> **WHAT IS NEEDED**
Restate each line of the listing exactly, without carrying over any pictures.

> **SUPPLIED INFORMATION**

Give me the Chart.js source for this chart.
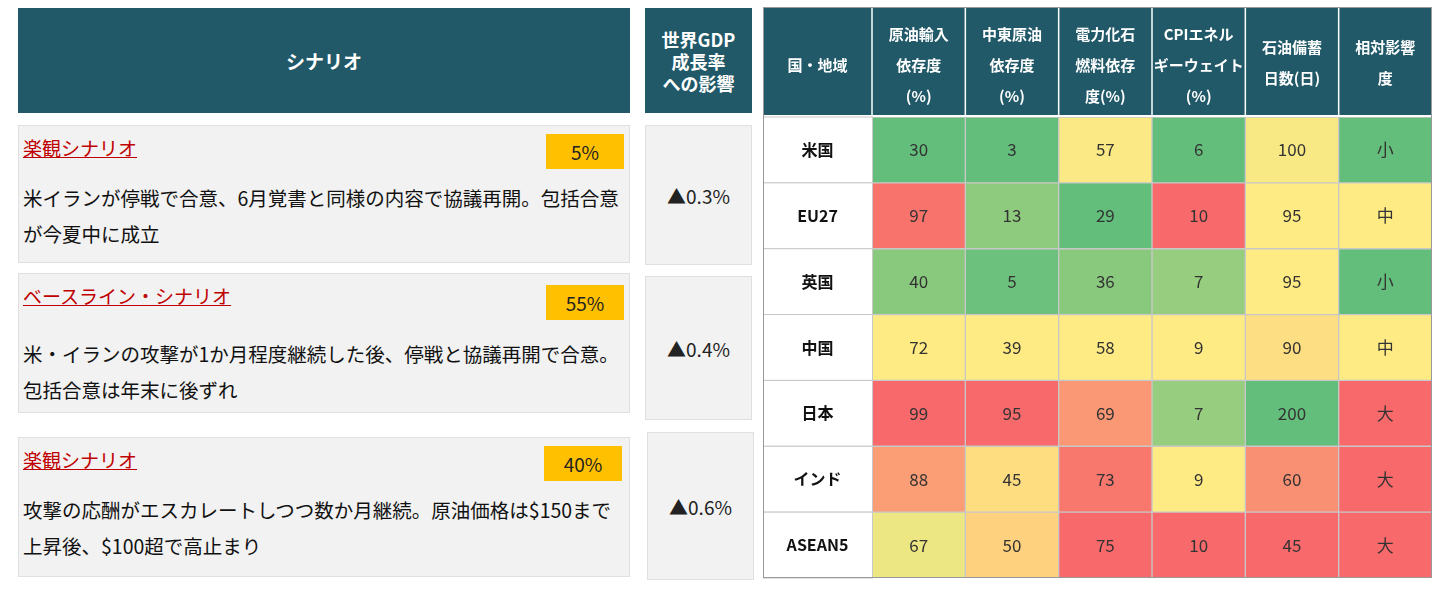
<!DOCTYPE html>
<html><head><meta charset="utf-8">
<script src="https://cdn.jsdelivr.net/npm/chart.js@4"></script>
<style>
body{margin:0;width:1440px;height:595px;background:#fff;font-family:"Noto Sans CJK JP","Noto Sans",sans-serif;position:relative;overflow:hidden}
.abs{position:absolute;box-sizing:border-box}
.head{background:#215968;color:#fff;font-weight:bold;display:flex;align-items:center;justify-content:center;text-align:center}
.box{background:#f2f2f2;border:1px solid #e0e0e0}
.gdp{background:#f2f2f2;border:1px solid #e0e0e0;display:flex;align-items:center;justify-content:center;font-size:19px;color:#222}
.lab{position:absolute;left:4px;top:8px;color:#c00000;font-size:19px;text-decoration:underline}
.badge{position:absolute;background:#ffc000;font-size:19px;text-align:center;line-height:35px;color:#222}
.txt{position:absolute;left:4px;top:54px;right:4px;font-size:19.5px;line-height:36px;color:#111}
</style></head><body>
<div class="abs head" style="left:18px;top:8px;width:612px;height:105px;font-size:19px">シナリオ</div>
<div class="abs head" style="left:645px;top:8px;width:107px;height:105px;font-size:18px;line-height:22px">世界GDP<br>成長率<br>への影響</div>

<div class="abs box" style="left:18px;top:125px;width:612px;height:138px">
 <div class="lab">楽観シナリオ</div><div class="badge" style="left:527px;top:8px;width:78px">5%</div>
 <div class="txt">米イランが停戦で合意、6月覚書と同様の内容で協議再開。包括合意が今夏中に成立</div></div>
<div class="abs box" style="left:18px;top:273px;width:612px;height:140px">
 <div class="lab">ベースライン・シナリオ</div><div class="badge" style="left:527px;top:11px;width:78px">55%</div>
 <div class="txt" style="top:62px">米・イランの攻撃が1か月程度継続した後、停戦と協議再開で合意。包括合意は年末に後ずれ</div></div>
<div class="abs box" style="left:18px;top:437px;width:612px;height:140px">
 <div class="lab">楽観シナリオ</div><div class="badge" style="left:525px;top:8px;width:78px">40%</div>
 <div class="txt">攻撃の応酬がエスカレートしつつ数か月継続。原油価格は$150まで上昇後、$100超で高止まり</div></div>

<div class="abs gdp" style="left:645px;top:125px;width:107px;height:140px">▲0.3%</div>
<div class="abs gdp" style="left:645px;top:276px;width:107px;height:144px">▲0.4%</div>
<div class="abs gdp" style="left:647px;top:432px;width:107px;height:148px">▲0.6%</div>

<canvas id="heat" class="abs" width="674" height="572" style="left:763px;top:7px;width:674px;height:572px"></canvas>
<script>
const countries = ['米国','EU27','英国','中国','日本','インド','ASEAN5'];
const headers = [['原油輸入','依存度','(%)'],['中東原油','依存度','(%)'],['電力化石','燃料依存','度(%)'],['CPIエネル','ギーウェイト','(%)'],['石油備蓄','日数(日)'],['相対影響','度']];
const oilImport = [30,97,40,72,99,88,67];
const middleEast = [3,13,5,39,95,45,50];
const fossilPower = [57,29,36,58,69,73,75];
const cpiEnergy = [6,10,7,9,7,9,10];
const reserveDays = [100,95,95,90,200,60,45];
const impactLabels = ['小','中','小','中','大','大','大'];
const impactLevel = [1,2,1,2,3,3,3];

const columns = [oilImport, middleEast, fossilPower, cpiEnergy, reserveDays, impactLevel];
const texts = [oilImport, middleEast, fossilPower, cpiEnergy, reserveDays, impactLabels];
const highIsGood = [false,false,false,false,true,false];

const G=[99,190,123], Y=[255,235,132], R=[248,105,107];
function mix(a,b,t){return 'rgb('+a.map((v,i)=>Math.round(v+(b[i]-v)*t)).join(',')+')';}
function colorScale(vals, good){
  const s=[...vals].sort((a,b)=>a-b), mn=s[0], mx=s[s.length-1], md=s[Math.floor(s.length/2)];
  return vals.map(v=>{
    let lo=good?R:G, hi=good?G:R;
    if(v<=md) return md===mn?mix(lo,Y,1):mix(lo,Y,(v-mn)/(md-mn));
    return mix(Y,hi,(v-md)/(mx-md));
  });
}

const datasets = columns.map((col,j)=>({
  data: countries.map(()=>1),
  backgroundColor: colorScale(col, highIsGood[j]),
  borderColor:'#c8c8c8', borderWidth:1, borderSkipped:false,
  barPercentage:1, categoryPercentage:1
}));

const COUNTRY_W=109, HEAD_H=110;
const tablePlugin = {
  id:'table',
  afterDraw(chart){
    const c=chart.ctx, a=chart.chartArea, x=chart.scales.x, y=chart.scales.y;
    c.save();
    c.fillStyle='#215968';
    c.fillRect(a.left-COUNTRY_W, 1, a.right-a.left+COUNTRY_W, HEAD_H-3);
    c.strokeStyle='#ffffff'; c.lineWidth=1.5;
    for(let j=0;j<=6;j++){const px=x.getPixelForValue(j); c.beginPath(); c.moveTo(px,1); c.lineTo(px,HEAD_H-2); c.stroke();}
    c.fillStyle='#fff'; c.textAlign='center'; c.textBaseline='middle';
    c.font='bold 15px "Noto Sans CJK JP"';
    c.fillText('国・地域', a.left-COUNTRY_W/2, 58);
    headers.forEach((h,j)=>{
      const cx=(x.getPixelForValue(j)+x.getPixelForValue(j+1))/2;
      const y0=h.length===3?27:40;
      h.forEach((t,k)=>c.fillText(t,cx,y0+k*31));
    });
    // country column
    countries.forEach((name,i)=>{
      const el=chart.getDatasetMeta(0).data[i];
      const top=el.y-el.height/2;
      c.fillStyle='#fff'; c.fillRect(a.left-COUNTRY_W,top,COUNTRY_W,el.height);
      c.strokeStyle='#c8c8c8'; c.lineWidth=1; c.strokeRect(a.left-COUNTRY_W+0.5,top,COUNTRY_W,el.height);
      c.fillStyle='#111'; c.font='bold 16px "Noto Sans CJK JP"';
      c.fillText(name,a.left-COUNTRY_W/2,el.y);
    });
    c.font='17px "Noto Sans CJK JP"'; c.fillStyle='#333';
    texts.forEach((col,j)=>{
      chart.getDatasetMeta(j).data.forEach((el,i)=>{
        c.fillText(String(col[i]), el.x-el.width/2, el.y);
      });
    });
    c.strokeStyle='#999'; c.strokeRect(a.left-COUNTRY_W+0.5,0.5,a.right-a.left+COUNTRY_W-1,a.bottom-1);
    c.restore();
  }
};

new Chart(document.getElementById('heat'),{
  type:'bar',
  data:{labels:countries, datasets},
  options:{
    indexAxis:'y', responsive:false, animation:false,
    layout:{padding:{left:COUNTRY_W, top:HEAD_H, right:5, bottom:1}},
    plugins:{legend:{display:false}, tooltip:{enabled:false}},
    scales:{
      x:{stacked:true, min:0, max:6, display:false},
      y:{stacked:true, display:false}
    }
  },
  plugins:[tablePlugin]
});
</script>
</body></html>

> **THE REPLY**
Give me the Chart.js source for this chart.
<!DOCTYPE html>
<html><head><meta charset="utf-8">
<script src="https://cdn.jsdelivr.net/npm/chart.js@4"></script>
<style>
body{margin:0;width:1440px;height:595px;background:#fff;font-family:"Noto Sans CJK JP","Noto Sans",sans-serif;position:relative;overflow:hidden}
.abs{position:absolute;box-sizing:border-box}
.head{background:#215968;color:#fff;font-weight:bold;display:flex;align-items:center;justify-content:center;text-align:center}
.box{background:#f2f2f2;border:1px solid #e0e0e0}
.gdp{background:#f2f2f2;border:1px solid #e0e0e0;display:flex;align-items:center;justify-content:center;font-size:19px;color:#222}
.lab{position:absolute;left:4px;top:8px;color:#c00000;font-size:19px;text-decoration:underline}
.badge{position:absolute;background:#ffc000;font-size:19px;text-align:center;line-height:35px;color:#222}
.txt{position:absolute;left:4px;top:54px;right:4px;font-size:19.5px;line-height:36px;color:#111}
</style></head><body>
<div class="abs head" style="left:18px;top:8px;width:612px;height:105px;font-size:19px">シナリオ</div>
<div class="abs head" style="left:645px;top:8px;width:107px;height:105px;font-size:18px;line-height:22px">世界GDP<br>成長率<br>への影響</div>

<div class="abs box" style="left:18px;top:125px;width:612px;height:138px">
 <div class="lab">楽観シナリオ</div><div class="badge" style="left:527px;top:8px;width:78px">5%</div>
 <div class="txt">米イランが停戦で合意、6月覚書と同様の内容で協議再開。包括合意が今夏中に成立</div></div>
<div class="abs box" style="left:18px;top:273px;width:612px;height:140px">
 <div class="lab">ベースライン・シナリオ</div><div class="badge" style="left:527px;top:11px;width:78px">55%</div>
 <div class="txt" style="top:62px">米・イランの攻撃が1か月程度継続した後、停戦と協議再開で合意。包括合意は年末に後ずれ</div></div>
<div class="abs box" style="left:18px;top:437px;width:612px;height:140px">
 <div class="lab">楽観シナリオ</div><div class="badge" style="left:525px;top:8px;width:78px">40%</div>
 <div class="txt">攻撃の応酬がエスカレートしつつ数か月継続。原油価格は$150まで上昇後、$100超で高止まり</div></div>

<div class="abs gdp" style="left:645px;top:125px;width:107px;height:140px">▲0.3%</div>
<div class="abs gdp" style="left:645px;top:276px;width:107px;height:144px">▲0.4%</div>
<div class="abs gdp" style="left:647px;top:432px;width:107px;height:148px">▲0.6%</div>

<canvas id="heat" class="abs" width="674" height="572" style="left:763px;top:7px;width:674px;height:572px"></canvas>
<script>
const countries = ['米国','EU27','英国','中国','日本','インド','ASEAN5'];
const headers = [['原油輸入','依存度','(%)'],['中東原油','依存度','(%)'],['電力化石','燃料依存','度(%)'],['CPIエネル','ギーウェイト','(%)'],['石油備蓄','日数(日)'],['相対影響','度']];
const oilImport = [30,97,40,72,99,88,67];
const middleEast = [3,13,5,39,95,45,50];
const fossilPower = [57,29,36,58,69,73,75];
const cpiEnergy = [6,10,7,9,7,9,10];
const reserveDays = [100,95,95,90,200,60,45];
const impactLabels = ['小','中','小','中','大','大','大'];
const impactLevel = [1,2,1,2,3,3,3];

const columns = [oilImport, middleEast, fossilPower, cpiEnergy, reserveDays, impactLevel];
const texts = [oilImport, middleEast, fossilPower, cpiEnergy, reserveDays, impactLabels];
const highIsGood = [false,false,false,false,true,false];

const G=[99,190,123], Y=[255,235,132], R=[248,105,107];
function mix(a,b,t){return 'rgb('+a.map((v,i)=>Math.round(v+(b[i]-v)*t)).join(',')+')';}
function colorScale(vals, good){
  const s=[...vals].sort((a,b)=>a-b), mn=s[0], mx=s[s.length-1], md=s[Math.floor(s.length/2)];
  return vals.map(v=>{
    let lo=good?R:G, hi=good?G:R;
    if(v<=md) return md===mn?mix(lo,Y,1):mix(lo,Y,(v-mn)/(md-mn));
    return mix(Y,hi,(v-md)/(mx-md));
  });
}

const datasets = columns.map((col,j)=>({
  data: countries.map(()=>1),
  backgroundColor: colorScale(col, highIsGood[j]),
  borderColor:'#c8c8c8', borderWidth:1, borderSkipped:false,
  barPercentage:1, categoryPercentage:1
}));

const COUNTRY_W=109, HEAD_H=110;
const tablePlugin = {
  id:'table',
  afterDraw(chart){
    const c=chart.ctx, a=chart.chartArea, x=chart.scales.x, y=chart.scales.y;
    c.save();
    c.fillStyle='#215968';
    c.fillRect(a.left-COUNTRY_W, 1, a.right-a.left+COUNTRY_W, HEAD_H-3);
    c.strokeStyle='#ffffff'; c.lineWidth=1.5;
    for(let j=0;j<=6;j++){const px=x.getPixelForValue(j); c.beginPath(); c.moveTo(px,1); c.lineTo(px,HEAD_H-2); c.stroke();}
    c.fillStyle='#fff'; c.textAlign='center'; c.textBaseline='middle';
    c.font='bold 15px "Noto Sans CJK JP"';
    c.fillText('国・地域', a.left-COUNTRY_W/2, 58);
    headers.forEach((h,j)=>{
      const cx=(x.getPixelForValue(j)+x.getPixelForValue(j+1))/2;
      const y0=h.length===3?27:40;
      h.forEach((t,k)=>c.fillText(t,cx,y0+k*31));
    });
    // country column
    countries.forEach((name,i)=>{
      const el=chart.getDatasetMeta(0).data[i];
      const top=el.y-el.height/2;
      c.fillStyle='#fff'; c.fillRect(a.left-COUNTRY_W,top,COUNTRY_W,el.height);
      c.strokeStyle='#c8c8c8'; c.lineWidth=1; c.strokeRect(a.left-COUNTRY_W+0.5,top,COUNTRY_W,el.height);
      c.fillStyle='#111'; c.font='bold 16px "Noto Sans CJK JP"';
      c.fillText(name,a.left-COUNTRY_W/2,el.y);
    });
    c.font='17px "Noto Sans CJK JP"'; c.fillStyle='#333';
    texts.forEach((col,j)=>{
      chart.getDatasetMeta(j).data.forEach((el,i)=>{
        c.fillText(String(col[i]), el.x-el.width/2, el.y);
      });
    });
    c.strokeStyle='#999'; c.strokeRect(a.left-COUNTRY_W+0.5,0.5,a.right-a.left+COUNTRY_W-1,a.bottom-1);
    c.restore();
  }
};

new Chart(document.getElementById('heat'),{
  type:'bar',
  data:{labels:countries, datasets},
  options:{
    indexAxis:'y', responsive:false, animation:false,
    layout:{padding:{left:COUNTRY_W, top:HEAD_H, right:5, bottom:1}},
    plugins:{legend:{display:false}, tooltip:{enabled:false}},
    scales:{
      x:{stacked:true, min:0, max:6, display:false},
      y:{stacked:true, display:false}
    }
  },
  plugins:[tablePlugin]
});
</script>
</body></html>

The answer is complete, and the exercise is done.